-- A run of records --
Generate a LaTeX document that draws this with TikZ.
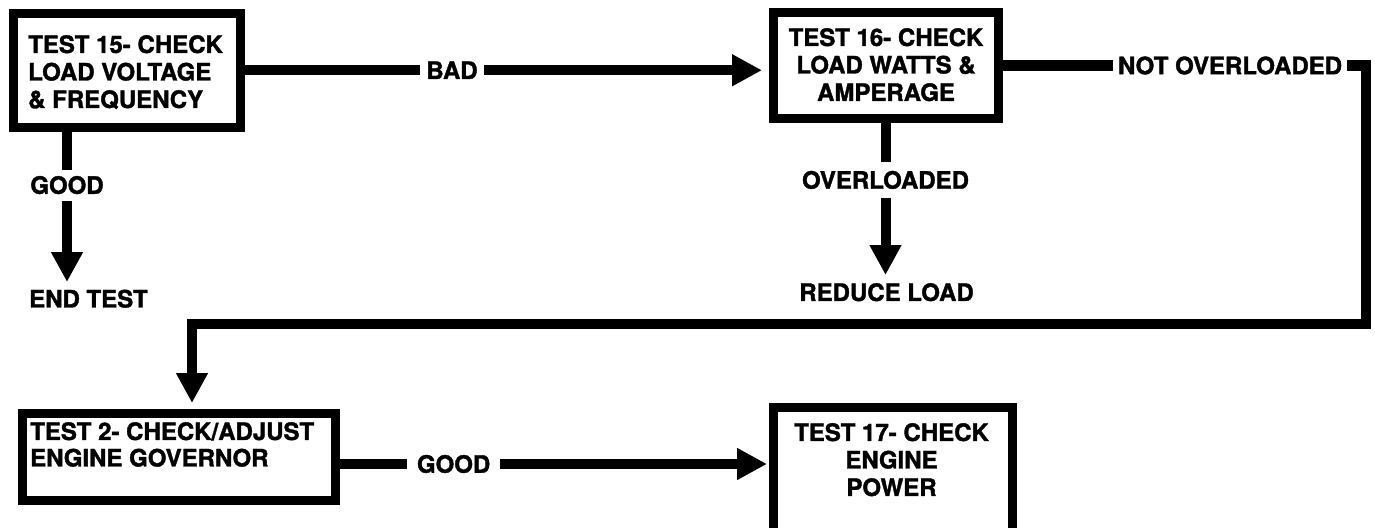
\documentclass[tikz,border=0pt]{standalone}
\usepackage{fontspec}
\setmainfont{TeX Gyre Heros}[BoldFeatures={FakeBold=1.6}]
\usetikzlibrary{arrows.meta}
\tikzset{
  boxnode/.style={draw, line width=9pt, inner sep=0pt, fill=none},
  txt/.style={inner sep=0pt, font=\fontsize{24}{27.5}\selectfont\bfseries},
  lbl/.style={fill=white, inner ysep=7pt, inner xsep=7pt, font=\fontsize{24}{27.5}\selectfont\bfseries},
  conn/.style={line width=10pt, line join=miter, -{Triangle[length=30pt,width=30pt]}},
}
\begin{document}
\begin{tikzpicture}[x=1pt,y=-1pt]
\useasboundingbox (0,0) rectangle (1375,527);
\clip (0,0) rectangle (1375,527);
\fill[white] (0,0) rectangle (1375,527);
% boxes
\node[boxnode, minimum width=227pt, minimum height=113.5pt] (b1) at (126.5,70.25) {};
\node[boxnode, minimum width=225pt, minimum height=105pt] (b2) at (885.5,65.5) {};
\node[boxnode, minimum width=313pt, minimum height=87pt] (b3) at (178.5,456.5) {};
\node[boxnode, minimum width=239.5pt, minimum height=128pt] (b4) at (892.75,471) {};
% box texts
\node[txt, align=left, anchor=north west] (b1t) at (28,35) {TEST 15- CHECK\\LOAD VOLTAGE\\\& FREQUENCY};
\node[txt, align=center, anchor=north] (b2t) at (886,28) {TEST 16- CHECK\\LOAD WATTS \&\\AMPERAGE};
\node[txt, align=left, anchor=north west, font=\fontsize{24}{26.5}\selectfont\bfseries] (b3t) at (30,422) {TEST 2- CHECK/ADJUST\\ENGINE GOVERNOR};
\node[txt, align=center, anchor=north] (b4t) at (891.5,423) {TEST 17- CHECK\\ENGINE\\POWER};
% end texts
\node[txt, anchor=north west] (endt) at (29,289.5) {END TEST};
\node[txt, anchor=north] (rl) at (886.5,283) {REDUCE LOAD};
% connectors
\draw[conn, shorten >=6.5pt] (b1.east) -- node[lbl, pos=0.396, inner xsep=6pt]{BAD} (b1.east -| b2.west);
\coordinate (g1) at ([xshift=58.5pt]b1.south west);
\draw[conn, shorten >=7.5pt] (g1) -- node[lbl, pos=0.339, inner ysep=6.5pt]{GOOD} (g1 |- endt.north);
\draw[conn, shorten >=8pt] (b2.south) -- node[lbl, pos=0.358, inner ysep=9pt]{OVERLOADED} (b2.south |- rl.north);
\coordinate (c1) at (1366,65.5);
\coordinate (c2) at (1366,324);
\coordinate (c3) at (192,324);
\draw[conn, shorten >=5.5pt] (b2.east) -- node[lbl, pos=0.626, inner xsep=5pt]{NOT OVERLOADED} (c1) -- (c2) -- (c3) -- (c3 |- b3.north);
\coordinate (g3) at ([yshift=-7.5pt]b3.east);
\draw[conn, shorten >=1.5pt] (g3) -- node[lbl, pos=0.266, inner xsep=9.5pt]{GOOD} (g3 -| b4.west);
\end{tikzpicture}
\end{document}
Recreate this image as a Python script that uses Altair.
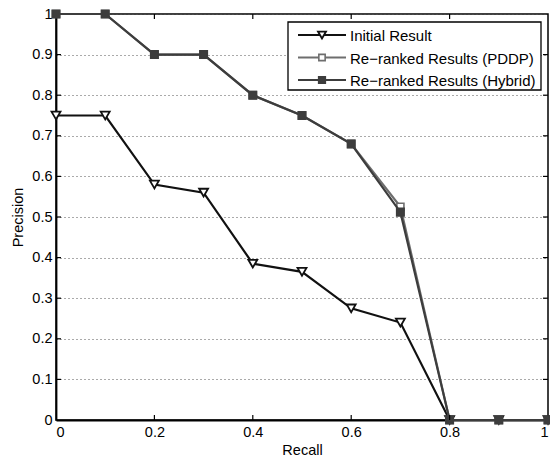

-- Exercise directions --
Copy the records above exactly, omitting every picture.

-- Output for this exercise --
Generate a LaTeX document that draws this with TikZ.
\documentclass[tikz,border=0pt]{standalone}
\usepackage{fontspec}
\setmainfont{TeX Gyre Heros}[BoldFeatures={FakeBold=1.6}]
\usetikzlibrary{arrows.meta}
\tikzset{
  boxnode/.style={draw, line width=9pt, inner sep=0pt, fill=none},
  txt/.style={inner sep=0pt, font=\fontsize{24}{27.5}\selectfont\bfseries},
  lbl/.style={fill=white, inner ysep=7pt, inner xsep=7pt, font=\fontsize{24}{27.5}\selectfont\bfseries},
  conn/.style={line width=10pt, line join=miter, -{Triangle[length=30pt,width=30pt]}},
}
\begin{document}
\begin{tikzpicture}[x=1pt,y=-1pt]
\useasboundingbox (0,0) rectangle (1375,527);
\clip (0,0) rectangle (1375,527);
\fill[white] (0,0) rectangle (1375,527);
% boxes
\node[boxnode, minimum width=227pt, minimum height=113.5pt] (b1) at (126.5,70.25) {};
\node[boxnode, minimum width=225pt, minimum height=105pt] (b2) at (885.5,65.5) {};
\node[boxnode, minimum width=313pt, minimum height=87pt] (b3) at (178.5,456.5) {};
\node[boxnode, minimum width=239.5pt, minimum height=128pt] (b4) at (892.75,471) {};
% box texts
\node[txt, align=left, anchor=north west] (b1t) at (28,35) {TEST 15- CHECK\\LOAD VOLTAGE\\\& FREQUENCY};
\node[txt, align=center, anchor=north] (b2t) at (886,28) {TEST 16- CHECK\\LOAD WATTS \&\\AMPERAGE};
\node[txt, align=left, anchor=north west, font=\fontsize{24}{26.5}\selectfont\bfseries] (b3t) at (30,422) {TEST 2- CHECK/ADJUST\\ENGINE GOVERNOR};
\node[txt, align=center, anchor=north] (b4t) at (891.5,423) {TEST 17- CHECK\\ENGINE\\POWER};
% end texts
\node[txt, anchor=north west] (endt) at (29,289.5) {END TEST};
\node[txt, anchor=north] (rl) at (886.5,283) {REDUCE LOAD};
% connectors
\draw[conn, shorten >=6.5pt] (b1.east) -- node[lbl, pos=0.396, inner xsep=6pt]{BAD} (b1.east -| b2.west);
\coordinate (g1) at ([xshift=58.5pt]b1.south west);
\draw[conn, shorten >=7.5pt] (g1) -- node[lbl, pos=0.339, inner ysep=6.5pt]{GOOD} (g1 |- endt.north);
\draw[conn, shorten >=8pt] (b2.south) -- node[lbl, pos=0.358, inner ysep=9pt]{OVERLOADED} (b2.south |- rl.north);
\coordinate (c1) at (1366,65.5);
\coordinate (c2) at (1366,324);
\coordinate (c3) at (192,324);
\draw[conn, shorten >=5.5pt] (b2.east) -- node[lbl, pos=0.626, inner xsep=5pt]{NOT OVERLOADED} (c1) -- (c2) -- (c3) -- (c3 |- b3.north);
\coordinate (g3) at ([yshift=-7.5pt]b3.east);
\draw[conn, shorten >=1.5pt] (g3) -- node[lbl, pos=0.266, inner xsep=9.5pt]{GOOD} (g3 -| b4.west);
\end{tikzpicture}
\end{document}
Recreate this image as a Python script that uses Altair.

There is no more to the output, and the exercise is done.